▸ Goal of the exercise
Omit all images, then return the remaining material exactly as it stands.

* * * *

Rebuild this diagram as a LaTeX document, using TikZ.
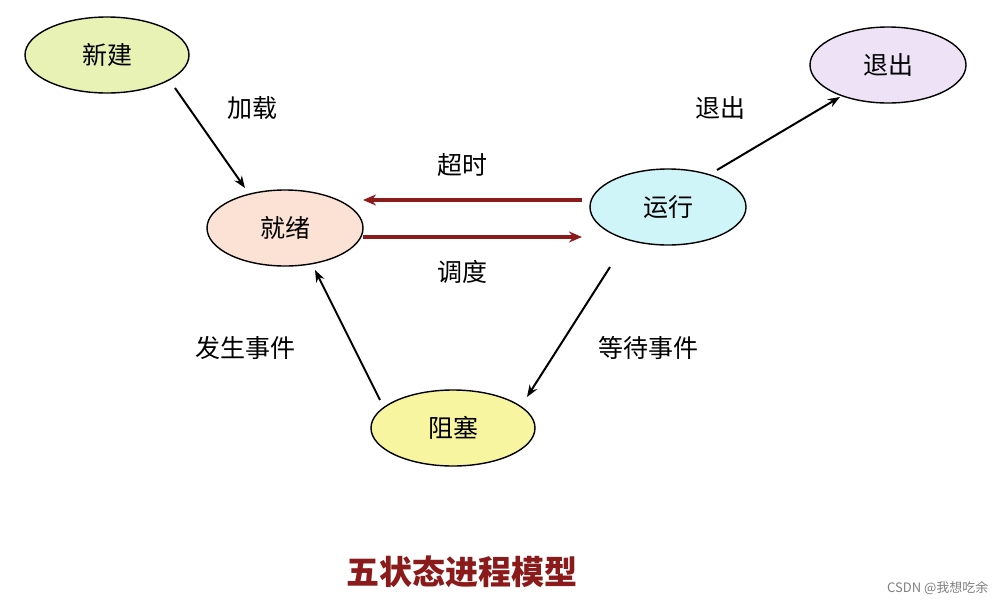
\documentclass[tikz,border=0pt]{standalone}
\usepackage{fontspec}
\setmainfont{Noto Sans CJK SC}
\usetikzlibrary{arrows.meta,shapes.geometric}
\definecolor{darkred}{HTML}{8B1A1A}
\begin{document}
\begin{tikzpicture}[x=1pt,y=-1pt,
  st/.style={draw=black,line width=1.4pt,ellipse,minimum width=156pt,minimum height=76pt,font=\fontsize{25}{27}\selectfont,inner sep=0pt},
  lbl/.style={font=\fontsize{25}{27}\selectfont},
  arr/.style={-{Stealth[length=12pt,width=9pt]},line width=2pt},
  rarr/.style={-{Stealth[length=13pt,width=11pt]},line width=3.2pt,draw=darkred}]
\useasboundingbox (0,0) rectangle (996,606);
\node[st,fill={rgb,255:red,232;green,242;blue,180},minimum width=164pt] (new) at (107,55) {新建};
\node[st,fill={rgb,255:red,238;green,226;blue,246}] (exit) at (888,65) {退出};
\node[st,fill={rgb,255:red,251;green,226;blue,212}] (ready) at (285,228) {就绪};
\node[st,fill={rgb,255:red,208;green,245;blue,248}] (run) at (668,207) {运行};
\node[st,fill={rgb,255:red,248;green,245;blue,160},minimum width=164pt] (block) at (453,428) {阻塞};
\coordinate (a1) at (175,88); \coordinate (a2) at (245,188);
\draw[arr] (a1) -- (a2);
\node[lbl] (l1) at (252,108) {加载};
\coordinate (b1) at (717,170); \coordinate (b2) at (840,97);
\draw[arr] (b1) -- (b2);
\node[lbl] (l2) at (720,108) {退出};
\coordinate (c1) at (582,200); \coordinate (c2) at (363,200);
\draw[rarr] (c1) -- (c2);
\node[lbl] (l3) at (462,165) {超时};
\coordinate (d1) at (363,237); \coordinate (d2) at (582,237);
\draw[rarr] (d1) -- (d2);
\node[lbl] (l4) at (462,272) {调度};
\coordinate (e1) at (610,267); \coordinate (e2) at (527,397);
\draw[arr] (e1) -- (e2);
\node[lbl] (l5) at (648,348) {等待事件};
\coordinate (f1) at (380,400); \coordinate (f2) at (315,270);
\draw[arr] (f1) -- (f2);
\node[lbl] (l6) at (245,348) {发生事件};
\node[font=\fontsize{33}{35}\selectfont\bfseries,text=darkred] (title) at (462,572) {五状态进程模型};
\node[font=\fontsize{13}{15}\selectfont,text=gray,anchor=east] (wm) at (992,588) {CSDN @我想吃余};
\end{tikzpicture}
\end{document}
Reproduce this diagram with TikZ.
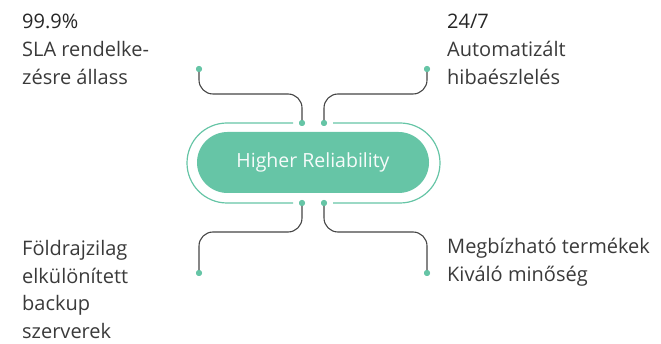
\documentclass[tikz,border=0pt]{standalone}
\usepackage{fontspec}
\setmainfont{Open Sans}
\definecolor{pill}{HTML}{66C5A6}
\definecolor{txt}{HTML}{3A3A3A}
\definecolor{wire}{HTML}{454545}
\tikzset{
  lbl/.style={anchor=base west, inner sep=0pt, text=txt, font=\fontsize{20}{22}\selectfont},
  wirepath/.style={draw=wire, line width=1.1pt, rounded corners=14pt},
  dotc/.style={circle, fill=pill, inner sep=0pt, minimum size=6pt},
  ring/.style={draw=pill, line width=1.2pt},
}
\begin{document}
\begin{tikzpicture}[x=1pt,y=-1pt]
\useasboundingbox (0,0) rectangle (661,344);
% inner pill
\node[fill=pill, rounded corners=30.5pt, minimum width=232pt, minimum height=61pt, inner sep=0pt,
  text=white!94!pill, font=\fontsize{19.5}{21}\selectfont] (hub) at (313,162.5) {Higher Reliability};
% outer ring, two halves
\draw[ring] (293,123) -- (227,123) arc[start angle=270, end angle=90, radius=40] -- (293,203);
\draw[ring] (333,123) -- (400,123) arc[start angle=-90, end angle=90, radius=40] -- (333,203);
% dots
\node[dotc] (tlin) at (302,123) {};
\node[dotc] (trin) at (324,123) {};
\node[dotc] (blin) at (302,203) {};
\node[dotc] (brin) at (324,203) {};
\node[dotc] (tlout) at (199,69) {};
\node[dotc] (trout) at (427,69) {};
\node[dotc] (blout) at (199,273) {};
\node[dotc] (brout) at (427,273) {};
% connectors
\draw[wirepath] (tlout.center) -- (199,94) -- (302,94) -- (tlin.center);
\draw[wirepath] (trout.center) -- (427,94) -- (324,94) -- (trin.center);
\draw[wirepath] (blout.center) -- (199,232) -- (302,232) -- (blin.center);
\draw[wirepath] (brout.center) -- (427,232) -- (324,232) -- (brin.center);
\node[dotc] at (tlin) {};\node[dotc] at (trin) {};\node[dotc] at (blin) {};\node[dotc] at (brin) {};
\node[dotc] at (tlout) {};\node[dotc] at (trout) {};\node[dotc] at (blout) {};\node[dotc] at (brout) {};
% labels
\node[lbl, text=black!85] (t1a) at (22,29) {99.9\%};
\node[lbl] (t1b) at (22,57) {SLA rendelke-};
\node[lbl] (t1c) at (22,85) {zésre állass};
\node[lbl, text=black!85] (t2a) at (447,29) {24/7};
\node[lbl] (t2b) at (447,57) {Automatizált};
\node[lbl] (t2c) at (447,85) {hibaészlelés};
\node[lbl] (t3a) at (22,256) {Földrajzilag};
\node[lbl] (t3b) at (22,283.5) {elkülönített};
\node[lbl] (t3c) at (22,311) {backup};
\node[lbl] (t3d) at (22,338.5) {szerverek};
\node[lbl] (t4a) at (447,254) {Megbízható termékek};
\node[lbl] (t4b) at (447,282) {Kiváló minőség};
\end{tikzpicture}
\end{document}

* * * *

▸ Solution to the problem
Rebuild this diagram as a LaTeX document, using TikZ.
\documentclass[tikz,border=0pt]{standalone}
\usepackage{fontspec}
\setmainfont{Noto Sans CJK SC}
\usetikzlibrary{arrows.meta,shapes.geometric}
\definecolor{darkred}{HTML}{8B1A1A}
\begin{document}
\begin{tikzpicture}[x=1pt,y=-1pt,
  st/.style={draw=black,line width=1.4pt,ellipse,minimum width=156pt,minimum height=76pt,font=\fontsize{25}{27}\selectfont,inner sep=0pt},
  lbl/.style={font=\fontsize{25}{27}\selectfont},
  arr/.style={-{Stealth[length=12pt,width=9pt]},line width=2pt},
  rarr/.style={-{Stealth[length=13pt,width=11pt]},line width=3.2pt,draw=darkred}]
\useasboundingbox (0,0) rectangle (996,606);
\node[st,fill={rgb,255:red,232;green,242;blue,180},minimum width=164pt] (new) at (107,55) {新建};
\node[st,fill={rgb,255:red,238;green,226;blue,246}] (exit) at (888,65) {退出};
\node[st,fill={rgb,255:red,251;green,226;blue,212}] (ready) at (285,228) {就绪};
\node[st,fill={rgb,255:red,208;green,245;blue,248}] (run) at (668,207) {运行};
\node[st,fill={rgb,255:red,248;green,245;blue,160},minimum width=164pt] (block) at (453,428) {阻塞};
\coordinate (a1) at (175,88); \coordinate (a2) at (245,188);
\draw[arr] (a1) -- (a2);
\node[lbl] (l1) at (252,108) {加载};
\coordinate (b1) at (717,170); \coordinate (b2) at (840,97);
\draw[arr] (b1) -- (b2);
\node[lbl] (l2) at (720,108) {退出};
\coordinate (c1) at (582,200); \coordinate (c2) at (363,200);
\draw[rarr] (c1) -- (c2);
\node[lbl] (l3) at (462,165) {超时};
\coordinate (d1) at (363,237); \coordinate (d2) at (582,237);
\draw[rarr] (d1) -- (d2);
\node[lbl] (l4) at (462,272) {调度};
\coordinate (e1) at (610,267); \coordinate (e2) at (527,397);
\draw[arr] (e1) -- (e2);
\node[lbl] (l5) at (648,348) {等待事件};
\coordinate (f1) at (380,400); \coordinate (f2) at (315,270);
\draw[arr] (f1) -- (f2);
\node[lbl] (l6) at (245,348) {发生事件};
\node[font=\fontsize{33}{35}\selectfont\bfseries,text=darkred] (title) at (462,572) {五状态进程模型};
\node[font=\fontsize{13}{15}\selectfont,text=gray,anchor=east] (wm) at (992,588) {CSDN @我想吃余};
\end{tikzpicture}
\end{document}
Reproduce this diagram with TikZ.
\documentclass[tikz,border=0pt]{standalone}
\usepackage{fontspec}
\setmainfont{Open Sans}
\definecolor{pill}{HTML}{66C5A6}
\definecolor{txt}{HTML}{3A3A3A}
\definecolor{wire}{HTML}{454545}
\tikzset{
  lbl/.style={anchor=base west, inner sep=0pt, text=txt, font=\fontsize{20}{22}\selectfont},
  wirepath/.style={draw=wire, line width=1.1pt, rounded corners=14pt},
  dotc/.style={circle, fill=pill, inner sep=0pt, minimum size=6pt},
  ring/.style={draw=pill, line width=1.2pt},
}
\begin{document}
\begin{tikzpicture}[x=1pt,y=-1pt]
\useasboundingbox (0,0) rectangle (661,344);
% inner pill
\node[fill=pill, rounded corners=30.5pt, minimum width=232pt, minimum height=61pt, inner sep=0pt,
  text=white!94!pill, font=\fontsize{19.5}{21}\selectfont] (hub) at (313,162.5) {Higher Reliability};
% outer ring, two halves
\draw[ring] (293,123) -- (227,123) arc[start angle=270, end angle=90, radius=40] -- (293,203);
\draw[ring] (333,123) -- (400,123) arc[start angle=-90, end angle=90, radius=40] -- (333,203);
% dots
\node[dotc] (tlin) at (302,123) {};
\node[dotc] (trin) at (324,123) {};
\node[dotc] (blin) at (302,203) {};
\node[dotc] (brin) at (324,203) {};
\node[dotc] (tlout) at (199,69) {};
\node[dotc] (trout) at (427,69) {};
\node[dotc] (blout) at (199,273) {};
\node[dotc] (brout) at (427,273) {};
% connectors
\draw[wirepath] (tlout.center) -- (199,94) -- (302,94) -- (tlin.center);
\draw[wirepath] (trout.center) -- (427,94) -- (324,94) -- (trin.center);
\draw[wirepath] (blout.center) -- (199,232) -- (302,232) -- (blin.center);
\draw[wirepath] (brout.center) -- (427,232) -- (324,232) -- (brin.center);
\node[dotc] at (tlin) {};\node[dotc] at (trin) {};\node[dotc] at (blin) {};\node[dotc] at (brin) {};
\node[dotc] at (tlout) {};\node[dotc] at (trout) {};\node[dotc] at (blout) {};\node[dotc] at (brout) {};
% labels
\node[lbl, text=black!85] (t1a) at (22,29) {99.9\%};
\node[lbl] (t1b) at (22,57) {SLA rendelke-};
\node[lbl] (t1c) at (22,85) {zésre állass};
\node[lbl, text=black!85] (t2a) at (447,29) {24/7};
\node[lbl] (t2b) at (447,57) {Automatizált};
\node[lbl] (t2c) at (447,85) {hibaészlelés};
\node[lbl] (t3a) at (22,256) {Földrajzilag};
\node[lbl] (t3b) at (22,283.5) {elkülönített};
\node[lbl] (t3c) at (22,311) {backup};
\node[lbl] (t3d) at (22,338.5) {szerverek};
\node[lbl] (t4a) at (447,254) {Megbízható termékek};
\node[lbl] (t4b) at (447,282) {Kiváló minőség};
\end{tikzpicture}
\end{document}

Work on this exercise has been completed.